As I look back and remember how many times my father and mother both were there to take care of me in my time of need, it helps me to know how important it is for me to be there for them. I also have a daughter, Elizabeth, age 11 who I have taken care of since birth. She was born premature weighing only 4 lbs with cerebral palsy only in the right side of her body. The CP was discovered when she was one year old. Needless to say, when we were told of the diagnosis I was totally devastated. However, through the love, support and help of both my parents, I learned to open to help her in any way that she needed; most of all I developed patience. As you can imagine she has required a great amount of special care, but she is my special child who has brought me nothing but joy and happiness since her birth. She wears braces on her upper and lower right extremities and has suffered with asthma as well.

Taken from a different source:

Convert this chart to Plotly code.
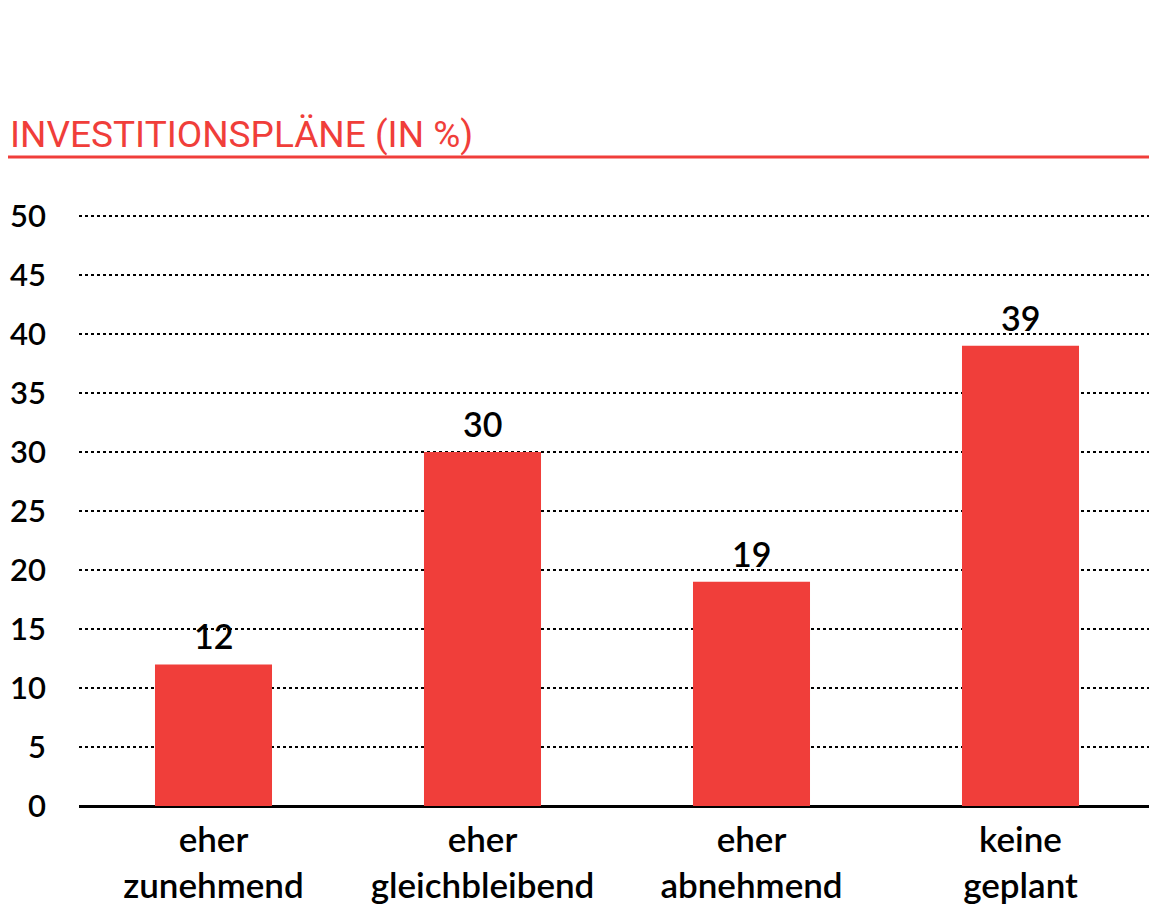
import plotly.graph_objects as go

# data
categories = ["eher<br>zunehmend", "eher<br>gleichbleibend", "eher<br>abnehmend", "keine<br>geplant"]
values = [12, 30, 19, 39]
y_ticks = [0, 5, 10, 15, 20, 25, 30, 35, 40, 45, 50]

red = "#F03E3A"
font = "Lato, Open Sans, sans-serif"

# page body has an 8px margin, so the figure is a bit smaller than the window
W, H = 1149, 907
L, R, T, B = 71, 2, 206, 109
plot_h = H - T - B

fig = go.Figure()
fig.add_trace(go.Bar(
    x=categories, y=values,
    marker=dict(color=red, line=dict(width=0)),
))

# value labels a little above the bars
for c, v in zip(categories, values):
    fig.add_annotation(x=c, y=v, text=str(v), showarrow=False, yanchor="bottom",
                       yshift=6, font=dict(size=34, color="black", family=font, weight=600))

fig.update_layout(
    width=W, height=H,
    margin=dict(l=L, r=R, t=T, b=B),
    paper_bgcolor="white", plot_bgcolor="white",
    bargap=0.565,
    showlegend=False,
    font=dict(family=font, color="black"),
    xaxis=dict(tickfont=dict(size=35, color="black", weight=600), showgrid=False,
               showline=False, ticks="", ticklabelstandoff=10),
    yaxis=dict(range=[0, 50.17], tickvals=y_ticks,
               tickfont=dict(size=31, color="black", weight=600),
               showgrid=True, gridcolor="black", griddash="dot", gridwidth=1.5,
               zeroline=True, zerolinecolor="black", zerolinewidth=3,
               showline=False, ticks="", ticklabelstandoff=32),
)

fig.add_annotation(text="INVESTITIONSPLÄNE (IN %)", xref="paper", yref="paper",
                   x=-L / (W - L - R), y=(H - B - 127) / plot_h,
                   xanchor="left", yanchor="middle", showarrow=False,
                   font=dict(size=37, color=red, family="Roboto, sans-serif"))
fig.add_shape(type="line", xref="paper", yref="paper", x0=-L / (W - L - R), x1=1.01,
              y0=(H - B - 149) / plot_h, y1=(H - B - 149) / plot_h,
              line=dict(color=red, width=3))

fig.write_html("out.html")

In coping with the care of Elizabeth, it better prepared me to cope with the others in my family during the time of their need. The strength I grew to embrace from caring from Elizabeth helped me to be stronger in all other areas of my life. She has done remarkably well and this brings joy to my life. She is strong like her grandparents and a fighter in spite of what may come across her path.

Elizabeth is such a loving, giving child and she has been the light in all our lives. I call her my special angel.

There were so many times that I wanted to give up. I was so tired and I would get so frustrated until I found the Empowering Caregivers chat and the Empowering Caregivers website. I have found great relief through the out reach, guidance and support groups They have helped me to understand that caring for someone is so very important; they have shown me how to cope and take time out for myself. I greatly appreciate all that they have offered me through this difficult time as my dad’s caregiver. I have learned patience and understanding. However, I believe the most important thing I have learned is that the quality of life is much more important than quantity of life and the care and patience given to the person can really make a difference in their life; a difference in their health; yes, it truly can improve their healing process and the quality of their health.